**Your goal:** Reproduce each line of the material exactly, minus any picture.

——

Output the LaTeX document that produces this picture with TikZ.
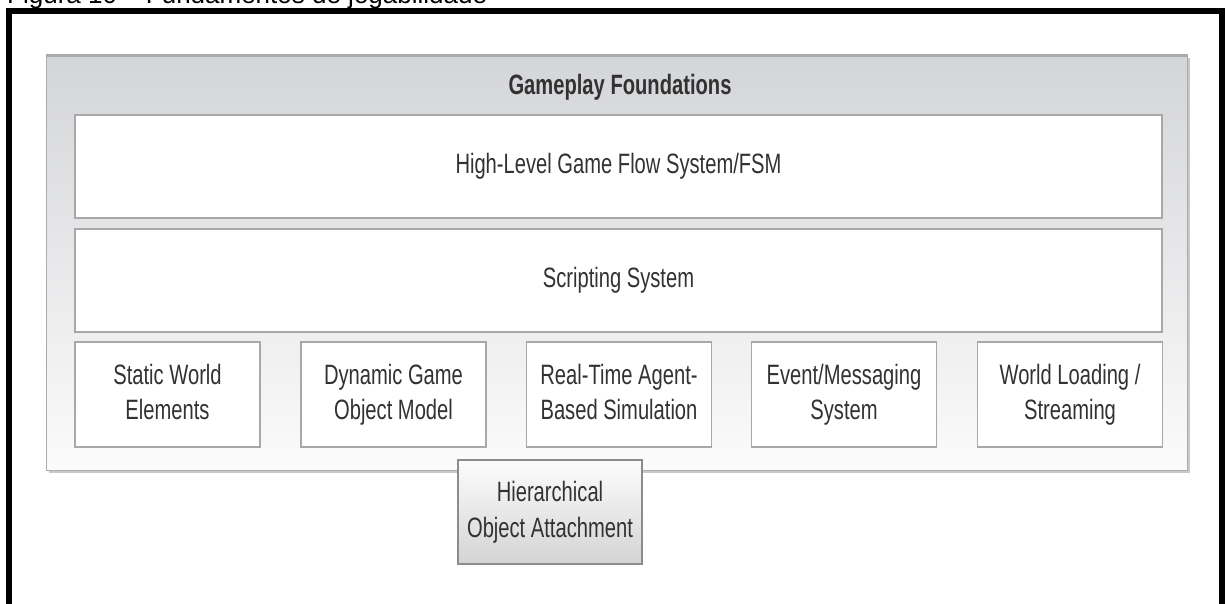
\documentclass[tikz,border=0pt]{standalone}
\usepackage{fontspec}
\setmainfont{Liberation Sans}
\newfontfamily\narrowfont[FakeStretch=0.72]{Liberation Sans}
\definecolor{panelTop}{RGB}{212,213,216}
\definecolor{panelBot}{RGB}{251,251,251}
\definecolor{panelEdge}{RGB}{170,171,174}
\definecolor{panelShadow}{RGB}{200,200,202}
\definecolor{boxline}{RGB}{168,168,168}
\definecolor{hierTop}{RGB}{252,252,252}
\definecolor{hierBot}{RGB}{212,212,213}
\definecolor{hierline}{RGB}{140,140,140}
\definecolor{txt}{RGB}{50,50,50}
\begin{document}
\begin{tikzpicture}[x=1pt,y=-1pt,
  panelbox/.style={draw=panelEdge, line width=1pt, top color=panelTop, bottom color=panelBot, inner sep=0pt},
  whitebox/.style={draw=boxline, line width=1.4pt, fill=white, inner sep=0pt, text=txt, align=center,
    font=\narrowfont\fontsize{28}{35}\selectfont},
  smallbox/.style={whitebox, minimum width=185, minimum height=105},
  hierbox/.style={draw=hierline, line width=1.4pt, top color=hierTop, bottom color=hierBot, inner sep=0pt,
    text=txt, align=center, font=\narrowfont\fontsize{28}{36}\selectfont, minimum width=184, minimum height=104},
  titletext/.style={inner sep=0pt, text=txt, font=\narrowfont\bfseries\fontsize{28}{34}\selectfont}]
\useasboundingbox (0,0) rectangle (1225,604);
\clip (0,0) rectangle (1225,604);
% caption (cut at the top of the picture)
\node[anchor=base west, inner sep=0pt, font=\fontsize{26}{30}\selectfont] (caption) at (7,3.5) {Figura 10 – Fundamentos de jogabilidade};
% black frame
\draw[line width=6pt] (9,640) -- (9,11) -- (1222,11) -- (1222,640);
% gray panel
\fill[panelShadow] (49,58) rectangle (1190,473);
\node[panelbox, minimum width=1141, minimum height=415] (panel) at (616.5,262.5) {};
\draw[panelEdge, line width=2pt] (46,56) -- (1187,56);
\node[titletext] (title) at (620,87) {Gameplay Foundations};
% wide boxes
\node[whitebox, minimum width=1087, minimum height=103] (fsm) at (618.5,166.5) {High-Level Game Flow System/FSM};
\node[whitebox, minimum width=1087, minimum height=103] (script) at (618.5,280.5) {Scripting System};
% small boxes
\node[smallbox] (static) at (167.5,394.5) {\strut Static World\\\strut Elements};
\node[smallbox] (dynamic) at (393.5,394.5) {\strut Dynamic Game\\\strut Object Model};
\node[smallbox] (agent) at (619,394.5) {\strut Real-Time Agent-\\\strut Based Simulation};
\node[smallbox] (event) at (844,394.5) {\strut Event/Messaging\\\strut System};
\node[smallbox] (world) at (1070,394.5) {\strut World Loading /\\\strut Streaming};
% hierarchical object attachment
\node[hierbox] (hier) at (550,512) {\strut Hierarchical\\\strut Object Attachment};
\end{tikzpicture}
\end{document}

——

**Solution to the exercise:**
Output the LaTeX document that produces this picture with TikZ.
\documentclass[tikz,border=0pt]{standalone}
\usepackage{fontspec}
\setmainfont{Liberation Sans}
\newfontfamily\narrowfont[FakeStretch=0.72]{Liberation Sans}
\definecolor{panelTop}{RGB}{212,213,216}
\definecolor{panelBot}{RGB}{251,251,251}
\definecolor{panelEdge}{RGB}{170,171,174}
\definecolor{panelShadow}{RGB}{200,200,202}
\definecolor{boxline}{RGB}{168,168,168}
\definecolor{hierTop}{RGB}{252,252,252}
\definecolor{hierBot}{RGB}{212,212,213}
\definecolor{hierline}{RGB}{140,140,140}
\definecolor{txt}{RGB}{50,50,50}
\begin{document}
\begin{tikzpicture}[x=1pt,y=-1pt,
  panelbox/.style={draw=panelEdge, line width=1pt, top color=panelTop, bottom color=panelBot, inner sep=0pt},
  whitebox/.style={draw=boxline, line width=1.4pt, fill=white, inner sep=0pt, text=txt, align=center,
    font=\narrowfont\fontsize{28}{35}\selectfont},
  smallbox/.style={whitebox, minimum width=185, minimum height=105},
  hierbox/.style={draw=hierline, line width=1.4pt, top color=hierTop, bottom color=hierBot, inner sep=0pt,
    text=txt, align=center, font=\narrowfont\fontsize{28}{36}\selectfont, minimum width=184, minimum height=104},
  titletext/.style={inner sep=0pt, text=txt, font=\narrowfont\bfseries\fontsize{28}{34}\selectfont}]
\useasboundingbox (0,0) rectangle (1225,604);
\clip (0,0) rectangle (1225,604);
% caption (cut at the top of the picture)
\node[anchor=base west, inner sep=0pt, font=\fontsize{26}{30}\selectfont] (caption) at (7,3.5) {Figura 10 – Fundamentos de jogabilidade};
% black frame
\draw[line width=6pt] (9,640) -- (9,11) -- (1222,11) -- (1222,640);
% gray panel
\fill[panelShadow] (49,58) rectangle (1190,473);
\node[panelbox, minimum width=1141, minimum height=415] (panel) at (616.5,262.5) {};
\draw[panelEdge, line width=2pt] (46,56) -- (1187,56);
\node[titletext] (title) at (620,87) {Gameplay Foundations};
% wide boxes
\node[whitebox, minimum width=1087, minimum height=103] (fsm) at (618.5,166.5) {High-Level Game Flow System/FSM};
\node[whitebox, minimum width=1087, minimum height=103] (script) at (618.5,280.5) {Scripting System};
% small boxes
\node[smallbox] (static) at (167.5,394.5) {\strut Static World\\\strut Elements};
\node[smallbox] (dynamic) at (393.5,394.5) {\strut Dynamic Game\\\strut Object Model};
\node[smallbox] (agent) at (619,394.5) {\strut Real-Time Agent-\\\strut Based Simulation};
\node[smallbox] (event) at (844,394.5) {\strut Event/Messaging\\\strut System};
\node[smallbox] (world) at (1070,394.5) {\strut World Loading /\\\strut Streaming};
% hierarchical object attachment
\node[hierbox] (hier) at (550,512) {\strut Hierarchical\\\strut Object Attachment};
\end{tikzpicture}
\end{document}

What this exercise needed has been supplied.